Adam Pacione: With Wakened Eyes
Bee Eater

When I hear Adam Pacione's music, I'm reminded of Brian Eno's “Spirits Drifting”—not necessarily on account of any particular stylistic similarity (though devotees of Eno's ethereal ambient music-making will easily warm to Pacione's music too) but because the settings produced by the Fort Worth, Texas-based sound artist seem so much like, well, spirits drifting. Very little effort is required for one to visualize phantoms moving in slow motion through the empty hallways of some long-abandoned mansion while his music stretches out. This 2008 edition of his first full-length album, With Wakened Eyes, updates the original 2004 version by presenting the six tracks Pacione originally intended for the release before a hard drive collapse took three with it. After a friend managed to rescue the “lost” material, Pacione decided to re-master and re-configure the release in accordance with the album's original “space & sea” concept. But don't be fooled: though the “Silver Surfer”-styled cover illustration might suggest prog content, With Wakened Eyes is ambient drone material to its core.

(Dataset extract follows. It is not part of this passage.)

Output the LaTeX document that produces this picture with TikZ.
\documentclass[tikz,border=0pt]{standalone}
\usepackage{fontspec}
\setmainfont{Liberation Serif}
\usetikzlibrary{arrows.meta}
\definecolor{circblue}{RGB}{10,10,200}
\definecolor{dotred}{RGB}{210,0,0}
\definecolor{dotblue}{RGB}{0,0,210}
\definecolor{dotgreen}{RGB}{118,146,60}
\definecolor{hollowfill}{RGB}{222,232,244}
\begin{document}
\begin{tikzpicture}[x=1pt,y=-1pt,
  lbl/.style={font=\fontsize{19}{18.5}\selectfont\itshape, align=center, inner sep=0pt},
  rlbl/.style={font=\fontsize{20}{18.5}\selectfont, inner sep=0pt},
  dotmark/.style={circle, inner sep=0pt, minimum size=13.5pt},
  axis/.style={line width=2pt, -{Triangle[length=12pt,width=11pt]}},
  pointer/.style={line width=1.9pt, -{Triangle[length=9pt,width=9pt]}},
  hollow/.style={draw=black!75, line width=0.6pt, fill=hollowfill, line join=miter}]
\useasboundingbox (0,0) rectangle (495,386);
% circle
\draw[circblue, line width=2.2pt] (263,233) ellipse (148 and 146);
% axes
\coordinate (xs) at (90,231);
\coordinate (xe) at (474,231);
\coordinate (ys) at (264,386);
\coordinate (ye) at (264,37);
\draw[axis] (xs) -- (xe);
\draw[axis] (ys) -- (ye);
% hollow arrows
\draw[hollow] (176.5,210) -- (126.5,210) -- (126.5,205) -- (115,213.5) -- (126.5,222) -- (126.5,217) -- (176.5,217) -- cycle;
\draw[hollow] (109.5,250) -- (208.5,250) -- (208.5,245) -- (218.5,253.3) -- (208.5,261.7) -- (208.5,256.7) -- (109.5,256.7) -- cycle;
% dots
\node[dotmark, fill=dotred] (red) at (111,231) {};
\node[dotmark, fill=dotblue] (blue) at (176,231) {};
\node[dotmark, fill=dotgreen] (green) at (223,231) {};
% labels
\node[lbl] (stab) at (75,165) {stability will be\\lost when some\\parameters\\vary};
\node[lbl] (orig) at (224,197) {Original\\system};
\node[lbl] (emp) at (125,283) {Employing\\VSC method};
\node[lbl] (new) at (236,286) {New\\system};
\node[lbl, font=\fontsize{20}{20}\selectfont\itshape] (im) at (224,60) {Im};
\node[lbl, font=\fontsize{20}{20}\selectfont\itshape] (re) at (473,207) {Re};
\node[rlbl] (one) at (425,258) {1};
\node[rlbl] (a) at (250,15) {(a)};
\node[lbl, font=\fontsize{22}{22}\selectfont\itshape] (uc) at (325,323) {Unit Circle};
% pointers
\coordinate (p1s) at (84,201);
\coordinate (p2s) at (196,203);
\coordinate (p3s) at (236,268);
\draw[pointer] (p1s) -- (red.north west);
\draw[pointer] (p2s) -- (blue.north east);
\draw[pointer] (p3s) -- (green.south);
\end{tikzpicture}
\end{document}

Words such as peaceful, fluid, aquatic, immersive and submersive come to mind during the state of contemplative reverie induced by the pieces—something that happens often when all are in the double digits and offer the receptive listener ample opportunity to get lost in the lulling flow of their galaxial shimmer. They're hardly uniform in mood either: on the one hand, there's the quiet, deep space moan of “Ways of Telling” and the spectral howl of “Night So Bright” while, on the other, there's the shy and querulous glimmer of “Quiet Moon.” The album's nominal coup de grace is “Night So Deep” where softly whistling tones move through the air for a time-suspending seventeen minutes. Available in a limited edition of 100 signed and numbered copies (twice as many as the first release), the seventy-five-minute With Wakened Eyes is well worth the investment, something you already know if you had the good fortune to hear Pacione's 2007 Infraction outing From Stills To Motion.